Bruker UMT-2 wear tester (Campbell, CA, USA) was employed to test the wear resistance of the composite coating with the ball-on-disk dry sliding method at room temperature. The ball counterpart was a 440 stainless steel ball with a diameter of 9.5 mm. The wear test lasted for 30 min and the load was 49 N. The eccentric distance was 2 mm and the rotational speed was 100 r/min. Wear mass loss was measured using a AL204-type electronic analytical balance (Mettler Toledo, Shanghai, China) with an accuracy of 0.1 mg. The worn surface was observed by a VHX-600K metallographic microscope (Keyence, Osaka, Japan).
3. Results and Discussion
Figure 1 shows the XRD pattern of the laser cladding coating and the substrate. It is clear that the diffraction peaks of graphite phase disappeared and the diffraction peaks of TiC phase appeared after laser cladding. The diffraction peaks of the α-Fe phase still exist after laser cladding. According to the chemical composition of the powder and the substrate, it is easy to conclude that TiC was synthesized in the laser-melted pool using the Ti atoms of the pre-placed powder layer and the carbon atoms of the substrate. Obviously, the carbon atoms come from lamellar graphite and combined carbon of the pearlite matrix grey cast iron substrate.

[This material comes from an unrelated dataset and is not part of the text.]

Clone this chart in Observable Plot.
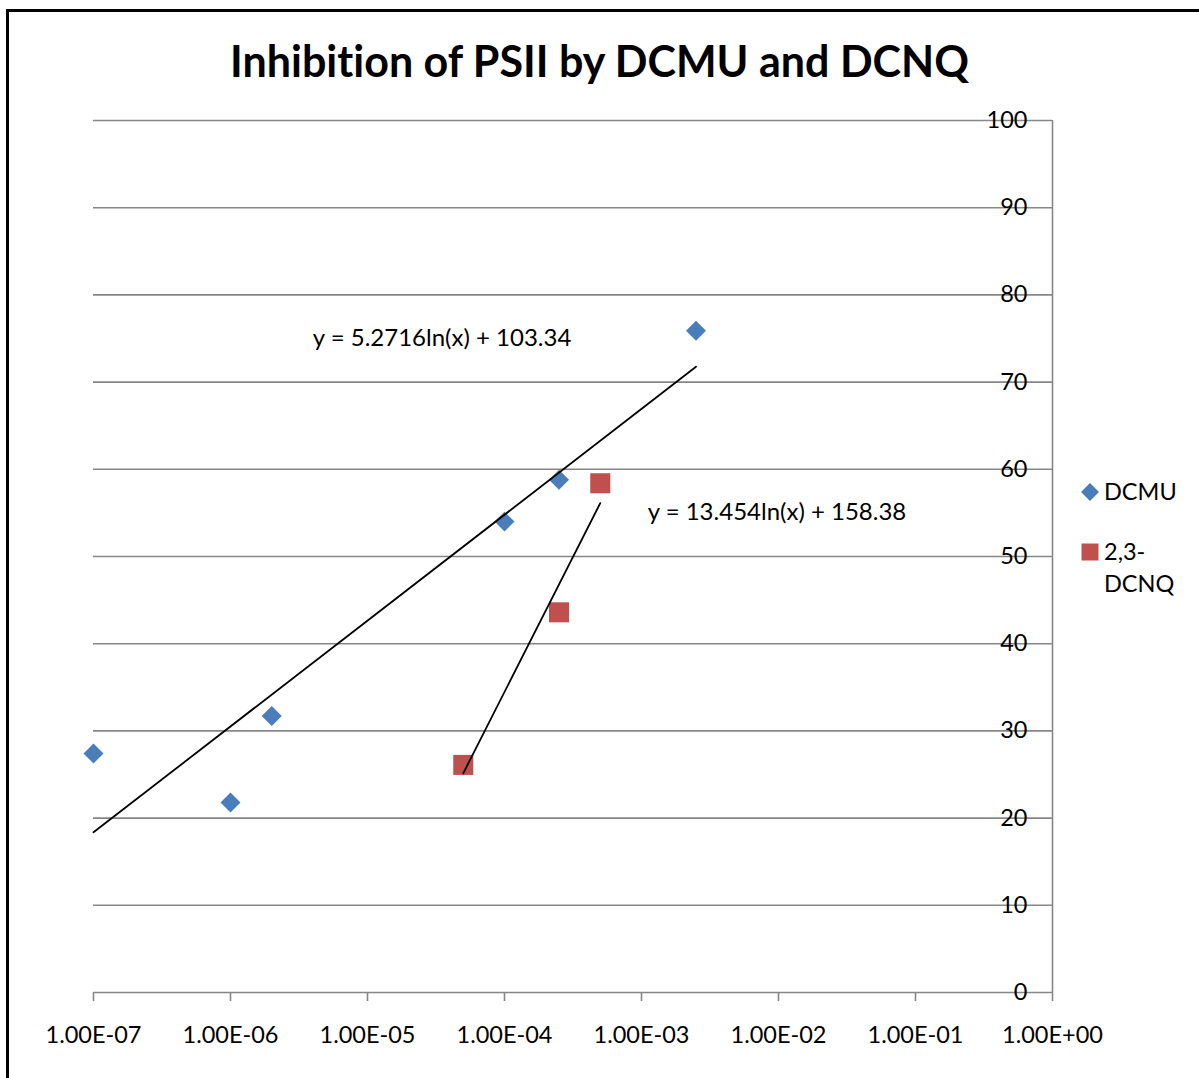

Figure 2 is the backscattered electron-scanning (BSE) image of the laser cladding coating on the grey cast iron. It is clear in Figure 2 that the coating was composed of the cladding zone, the transition zone, and the substrate with the black flake graphite phase. In addition, a heat-affected zone existed in the substrate adjacent to the transition zone. It should be noted that a large amount of the light black particles’ phase, which was about several micrometers in size, was evenly distributed in the cladding zone. Additionally, a few black phases existed in the coating and the substrate in Figure 2. Finally, there were a few black masses in the coating. Most of their shape was round and they were both large and small in size.
The magnifying BSE images of different zones in Figure 2 are shown in Figure 3. Figure 3a clearly shows that the light black phase in the cladding zone of the coating was irregularly polygon-shaped and its size was only several micrometers. They were evenly distributed like clusters in the matrix phase. Figure 3b is the SEM image of the transition zone between the cladding zone and the substrate. In the transition zone, the crystalline grain was typical columnar crystal because of the thermolytic characteristics of the laser-molten pool. Figure 3c was the coarse martensite in the heat-affected zone. In addition, the quenching microstructure gradually refined and changed into the normal microstructure (as Figure 3d) of the grey cast iron. It should be noted that one did not find the flake graphite phase in both the cladding zone and the transition zone. Furthermore, one did not find the TiC particle in the transition zone.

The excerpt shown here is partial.